== What to produce ==
Reproduce exactly the run of lines from the one containing "Convert this chart to Chart.js code." through the one containing "const binHalfWidth = 0.001;". Pictures do not belong in the copy.

== Dataset excerpts ==
################
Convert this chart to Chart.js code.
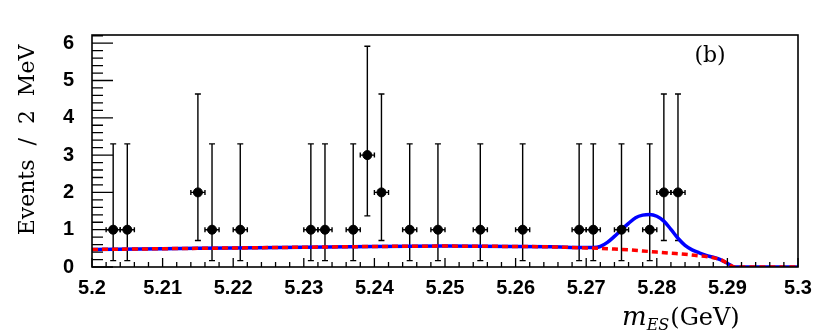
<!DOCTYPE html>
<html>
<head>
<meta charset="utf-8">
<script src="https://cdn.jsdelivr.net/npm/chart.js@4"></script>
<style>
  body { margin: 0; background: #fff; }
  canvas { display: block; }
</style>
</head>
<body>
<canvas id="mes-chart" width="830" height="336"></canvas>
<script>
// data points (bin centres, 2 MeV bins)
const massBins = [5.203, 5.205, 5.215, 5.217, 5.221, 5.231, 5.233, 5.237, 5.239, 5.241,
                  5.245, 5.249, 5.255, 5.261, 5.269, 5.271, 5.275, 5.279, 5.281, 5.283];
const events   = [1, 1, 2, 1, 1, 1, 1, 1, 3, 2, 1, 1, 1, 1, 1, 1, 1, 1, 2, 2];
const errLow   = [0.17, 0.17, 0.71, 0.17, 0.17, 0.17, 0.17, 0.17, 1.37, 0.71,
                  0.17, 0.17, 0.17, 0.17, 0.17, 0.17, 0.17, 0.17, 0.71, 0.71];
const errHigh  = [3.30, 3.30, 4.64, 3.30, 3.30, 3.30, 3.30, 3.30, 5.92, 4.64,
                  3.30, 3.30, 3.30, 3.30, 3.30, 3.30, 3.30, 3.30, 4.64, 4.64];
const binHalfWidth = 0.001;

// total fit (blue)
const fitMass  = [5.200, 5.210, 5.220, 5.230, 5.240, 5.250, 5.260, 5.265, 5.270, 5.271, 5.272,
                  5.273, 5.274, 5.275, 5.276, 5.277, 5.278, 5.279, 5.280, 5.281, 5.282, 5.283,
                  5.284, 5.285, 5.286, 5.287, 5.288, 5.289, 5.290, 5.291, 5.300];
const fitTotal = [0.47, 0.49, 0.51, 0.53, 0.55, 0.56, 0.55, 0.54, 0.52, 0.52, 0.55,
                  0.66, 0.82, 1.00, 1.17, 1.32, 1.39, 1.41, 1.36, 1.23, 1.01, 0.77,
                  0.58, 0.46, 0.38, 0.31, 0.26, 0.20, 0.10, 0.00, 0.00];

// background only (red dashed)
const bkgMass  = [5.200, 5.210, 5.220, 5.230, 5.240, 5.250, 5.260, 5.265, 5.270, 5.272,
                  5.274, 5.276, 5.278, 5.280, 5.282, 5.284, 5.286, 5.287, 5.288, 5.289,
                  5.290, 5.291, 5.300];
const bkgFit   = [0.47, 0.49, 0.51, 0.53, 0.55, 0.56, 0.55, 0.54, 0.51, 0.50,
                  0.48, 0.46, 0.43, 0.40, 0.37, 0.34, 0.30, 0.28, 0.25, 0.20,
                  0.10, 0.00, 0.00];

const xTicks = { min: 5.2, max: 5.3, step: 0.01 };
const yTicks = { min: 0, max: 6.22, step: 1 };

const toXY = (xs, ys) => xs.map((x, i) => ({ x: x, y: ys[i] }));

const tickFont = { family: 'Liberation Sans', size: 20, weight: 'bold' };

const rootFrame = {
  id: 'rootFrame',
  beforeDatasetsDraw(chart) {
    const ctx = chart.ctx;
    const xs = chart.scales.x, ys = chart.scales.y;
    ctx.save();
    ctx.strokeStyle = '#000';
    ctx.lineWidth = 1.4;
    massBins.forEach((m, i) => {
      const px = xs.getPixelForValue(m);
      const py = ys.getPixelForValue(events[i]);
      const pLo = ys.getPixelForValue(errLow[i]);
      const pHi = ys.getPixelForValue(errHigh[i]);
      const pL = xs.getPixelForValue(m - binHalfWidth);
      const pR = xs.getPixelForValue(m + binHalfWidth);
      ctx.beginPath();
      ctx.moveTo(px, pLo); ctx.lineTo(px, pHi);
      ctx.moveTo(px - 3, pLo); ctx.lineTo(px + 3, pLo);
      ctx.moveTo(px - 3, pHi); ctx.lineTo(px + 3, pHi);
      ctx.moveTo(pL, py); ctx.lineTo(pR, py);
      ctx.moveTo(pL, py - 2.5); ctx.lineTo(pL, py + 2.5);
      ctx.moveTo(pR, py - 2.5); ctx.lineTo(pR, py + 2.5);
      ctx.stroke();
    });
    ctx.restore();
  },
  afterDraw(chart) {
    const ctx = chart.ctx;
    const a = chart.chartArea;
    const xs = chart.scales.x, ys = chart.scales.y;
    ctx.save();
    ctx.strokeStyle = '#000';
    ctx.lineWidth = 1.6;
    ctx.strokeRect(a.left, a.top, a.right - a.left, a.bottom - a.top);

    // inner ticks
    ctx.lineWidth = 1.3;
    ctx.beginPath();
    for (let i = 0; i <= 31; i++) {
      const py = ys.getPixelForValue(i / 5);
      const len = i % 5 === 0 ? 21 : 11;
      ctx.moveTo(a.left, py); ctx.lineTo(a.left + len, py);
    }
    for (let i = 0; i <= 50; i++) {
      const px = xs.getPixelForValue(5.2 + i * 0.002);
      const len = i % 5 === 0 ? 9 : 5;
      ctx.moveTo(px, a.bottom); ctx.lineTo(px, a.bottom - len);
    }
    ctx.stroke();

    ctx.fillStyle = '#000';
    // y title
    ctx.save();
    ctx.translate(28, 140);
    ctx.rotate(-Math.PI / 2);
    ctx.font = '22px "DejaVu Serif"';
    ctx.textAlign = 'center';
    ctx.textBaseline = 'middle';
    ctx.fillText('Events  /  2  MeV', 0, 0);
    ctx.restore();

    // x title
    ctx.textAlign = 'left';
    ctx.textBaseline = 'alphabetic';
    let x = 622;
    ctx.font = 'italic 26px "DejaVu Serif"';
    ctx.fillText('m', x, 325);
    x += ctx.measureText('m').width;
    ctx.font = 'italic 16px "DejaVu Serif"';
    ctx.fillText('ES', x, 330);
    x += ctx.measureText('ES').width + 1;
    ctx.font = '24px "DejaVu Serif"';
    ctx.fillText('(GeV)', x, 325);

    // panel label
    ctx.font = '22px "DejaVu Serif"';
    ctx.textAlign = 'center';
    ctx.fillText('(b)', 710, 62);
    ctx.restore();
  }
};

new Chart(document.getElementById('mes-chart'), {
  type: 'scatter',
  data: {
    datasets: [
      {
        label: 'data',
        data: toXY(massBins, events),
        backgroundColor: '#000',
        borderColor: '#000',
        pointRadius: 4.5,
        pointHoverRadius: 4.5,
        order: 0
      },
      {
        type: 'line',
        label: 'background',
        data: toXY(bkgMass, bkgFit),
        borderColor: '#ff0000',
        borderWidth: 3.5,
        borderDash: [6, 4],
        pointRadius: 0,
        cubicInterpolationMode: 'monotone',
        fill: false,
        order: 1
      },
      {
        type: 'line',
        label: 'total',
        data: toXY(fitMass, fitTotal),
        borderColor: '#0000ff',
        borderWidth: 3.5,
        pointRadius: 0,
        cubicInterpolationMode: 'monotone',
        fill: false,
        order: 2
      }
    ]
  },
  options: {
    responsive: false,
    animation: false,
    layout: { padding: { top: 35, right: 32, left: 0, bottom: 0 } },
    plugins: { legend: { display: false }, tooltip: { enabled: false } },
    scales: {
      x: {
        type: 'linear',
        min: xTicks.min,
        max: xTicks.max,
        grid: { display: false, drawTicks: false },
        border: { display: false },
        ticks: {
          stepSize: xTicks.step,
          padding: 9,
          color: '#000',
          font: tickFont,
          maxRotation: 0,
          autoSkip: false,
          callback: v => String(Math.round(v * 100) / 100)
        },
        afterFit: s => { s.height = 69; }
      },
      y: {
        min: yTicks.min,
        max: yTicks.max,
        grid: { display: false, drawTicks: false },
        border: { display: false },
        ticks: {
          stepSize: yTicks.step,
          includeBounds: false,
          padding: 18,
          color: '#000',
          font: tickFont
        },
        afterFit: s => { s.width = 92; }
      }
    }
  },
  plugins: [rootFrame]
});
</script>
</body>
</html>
################
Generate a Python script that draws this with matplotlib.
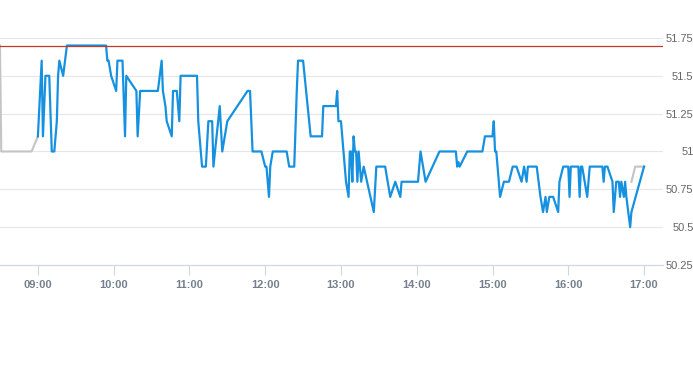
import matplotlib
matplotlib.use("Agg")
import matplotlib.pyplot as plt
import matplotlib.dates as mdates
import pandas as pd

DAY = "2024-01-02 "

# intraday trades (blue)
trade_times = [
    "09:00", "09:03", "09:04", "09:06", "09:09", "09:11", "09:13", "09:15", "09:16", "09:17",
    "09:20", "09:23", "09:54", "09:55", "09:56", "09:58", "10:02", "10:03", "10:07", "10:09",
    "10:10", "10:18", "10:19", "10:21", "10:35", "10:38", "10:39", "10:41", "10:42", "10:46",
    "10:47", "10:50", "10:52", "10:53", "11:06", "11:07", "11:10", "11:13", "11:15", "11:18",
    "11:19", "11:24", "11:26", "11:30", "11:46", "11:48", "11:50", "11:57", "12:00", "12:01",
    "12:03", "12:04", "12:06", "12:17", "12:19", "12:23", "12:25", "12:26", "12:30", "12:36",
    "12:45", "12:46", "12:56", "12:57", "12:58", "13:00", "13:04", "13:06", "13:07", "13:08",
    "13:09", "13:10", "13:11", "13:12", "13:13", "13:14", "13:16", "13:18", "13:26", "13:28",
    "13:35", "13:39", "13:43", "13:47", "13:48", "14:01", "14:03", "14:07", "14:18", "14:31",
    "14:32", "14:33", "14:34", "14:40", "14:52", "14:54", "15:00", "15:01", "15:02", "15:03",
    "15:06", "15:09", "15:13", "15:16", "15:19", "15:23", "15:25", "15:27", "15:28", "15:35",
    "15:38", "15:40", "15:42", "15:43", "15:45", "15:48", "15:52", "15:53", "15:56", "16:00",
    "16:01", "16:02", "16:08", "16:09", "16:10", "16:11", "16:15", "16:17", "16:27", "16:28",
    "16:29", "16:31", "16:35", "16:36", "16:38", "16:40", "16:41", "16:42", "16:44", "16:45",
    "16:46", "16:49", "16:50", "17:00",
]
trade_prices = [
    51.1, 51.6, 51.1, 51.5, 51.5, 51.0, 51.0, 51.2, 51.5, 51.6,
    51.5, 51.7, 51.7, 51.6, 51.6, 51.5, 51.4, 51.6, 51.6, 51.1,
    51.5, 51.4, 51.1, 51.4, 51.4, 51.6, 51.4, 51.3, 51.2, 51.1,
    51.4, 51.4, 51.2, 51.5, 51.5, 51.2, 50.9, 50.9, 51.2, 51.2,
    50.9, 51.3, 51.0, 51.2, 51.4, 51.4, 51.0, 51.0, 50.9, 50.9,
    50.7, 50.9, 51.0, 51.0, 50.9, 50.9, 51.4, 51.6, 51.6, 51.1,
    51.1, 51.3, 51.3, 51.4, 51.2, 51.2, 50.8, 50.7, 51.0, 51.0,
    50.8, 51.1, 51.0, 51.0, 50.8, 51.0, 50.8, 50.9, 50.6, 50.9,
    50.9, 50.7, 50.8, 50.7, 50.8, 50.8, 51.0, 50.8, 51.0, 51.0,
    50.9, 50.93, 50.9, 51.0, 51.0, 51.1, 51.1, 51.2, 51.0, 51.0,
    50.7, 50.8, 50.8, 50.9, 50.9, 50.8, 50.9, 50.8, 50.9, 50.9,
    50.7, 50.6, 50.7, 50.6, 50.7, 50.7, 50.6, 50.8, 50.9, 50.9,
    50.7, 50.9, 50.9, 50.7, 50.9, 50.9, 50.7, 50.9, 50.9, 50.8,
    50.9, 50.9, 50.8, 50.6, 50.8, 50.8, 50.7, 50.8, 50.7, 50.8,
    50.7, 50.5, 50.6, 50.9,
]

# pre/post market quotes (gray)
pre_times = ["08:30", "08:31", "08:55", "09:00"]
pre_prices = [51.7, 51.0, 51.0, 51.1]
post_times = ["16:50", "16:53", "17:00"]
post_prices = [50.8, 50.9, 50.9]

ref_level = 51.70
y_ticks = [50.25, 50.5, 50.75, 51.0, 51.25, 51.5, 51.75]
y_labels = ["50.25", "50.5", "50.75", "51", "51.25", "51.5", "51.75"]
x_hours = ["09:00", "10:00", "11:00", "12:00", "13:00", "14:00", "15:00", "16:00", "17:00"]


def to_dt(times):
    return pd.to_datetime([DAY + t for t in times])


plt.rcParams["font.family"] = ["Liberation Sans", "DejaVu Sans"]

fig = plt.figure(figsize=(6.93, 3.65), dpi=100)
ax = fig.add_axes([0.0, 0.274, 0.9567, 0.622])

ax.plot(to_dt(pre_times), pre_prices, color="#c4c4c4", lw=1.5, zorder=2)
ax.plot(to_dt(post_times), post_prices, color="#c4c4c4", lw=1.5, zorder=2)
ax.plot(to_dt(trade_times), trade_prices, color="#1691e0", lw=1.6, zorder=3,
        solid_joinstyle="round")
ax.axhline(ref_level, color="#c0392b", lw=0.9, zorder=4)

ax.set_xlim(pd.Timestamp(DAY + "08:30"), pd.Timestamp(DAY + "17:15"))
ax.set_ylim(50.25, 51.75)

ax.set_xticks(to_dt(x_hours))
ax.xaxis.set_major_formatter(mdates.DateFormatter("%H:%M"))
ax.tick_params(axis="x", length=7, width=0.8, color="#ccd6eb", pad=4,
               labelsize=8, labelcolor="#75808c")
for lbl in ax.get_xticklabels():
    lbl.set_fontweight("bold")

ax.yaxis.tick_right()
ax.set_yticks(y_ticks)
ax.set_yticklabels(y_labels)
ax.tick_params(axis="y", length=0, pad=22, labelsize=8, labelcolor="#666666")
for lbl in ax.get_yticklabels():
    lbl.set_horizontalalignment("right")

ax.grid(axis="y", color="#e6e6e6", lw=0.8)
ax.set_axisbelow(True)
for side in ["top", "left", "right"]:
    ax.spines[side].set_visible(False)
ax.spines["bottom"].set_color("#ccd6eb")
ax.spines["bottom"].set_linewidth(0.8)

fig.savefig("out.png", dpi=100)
################
== Output below ==
Convert this chart to Chart.js code.
<!DOCTYPE html>
<html>
<head>
<meta charset="utf-8">
<script src="https://cdn.jsdelivr.net/npm/chart.js@4"></script>
<style>
  body { margin: 0; background: #fff; }
  canvas { display: block; }
</style>
</head>
<body>
<canvas id="mes-chart" width="830" height="336"></canvas>
<script>
// data points (bin centres, 2 MeV bins)
const massBins = [5.203, 5.205, 5.215, 5.217, 5.221, 5.231, 5.233, 5.237, 5.239, 5.241,
                  5.245, 5.249, 5.255, 5.261, 5.269, 5.271, 5.275, 5.279, 5.281, 5.283];
const events   = [1, 1, 2, 1, 1, 1, 1, 1, 3, 2, 1, 1, 1, 1, 1, 1, 1, 1, 2, 2];
const errLow   = [0.17, 0.17, 0.71, 0.17, 0.17, 0.17, 0.17, 0.17, 1.37, 0.71,
                  0.17, 0.17, 0.17, 0.17, 0.17, 0.17, 0.17, 0.17, 0.71, 0.71];
const errHigh  = [3.30, 3.30, 4.64, 3.30, 3.30, 3.30, 3.30, 3.30, 5.92, 4.64,
                  3.30, 3.30, 3.30, 3.30, 3.30, 3.30, 3.30, 3.30, 4.64, 4.64];
const binHalfWidth = 0.001;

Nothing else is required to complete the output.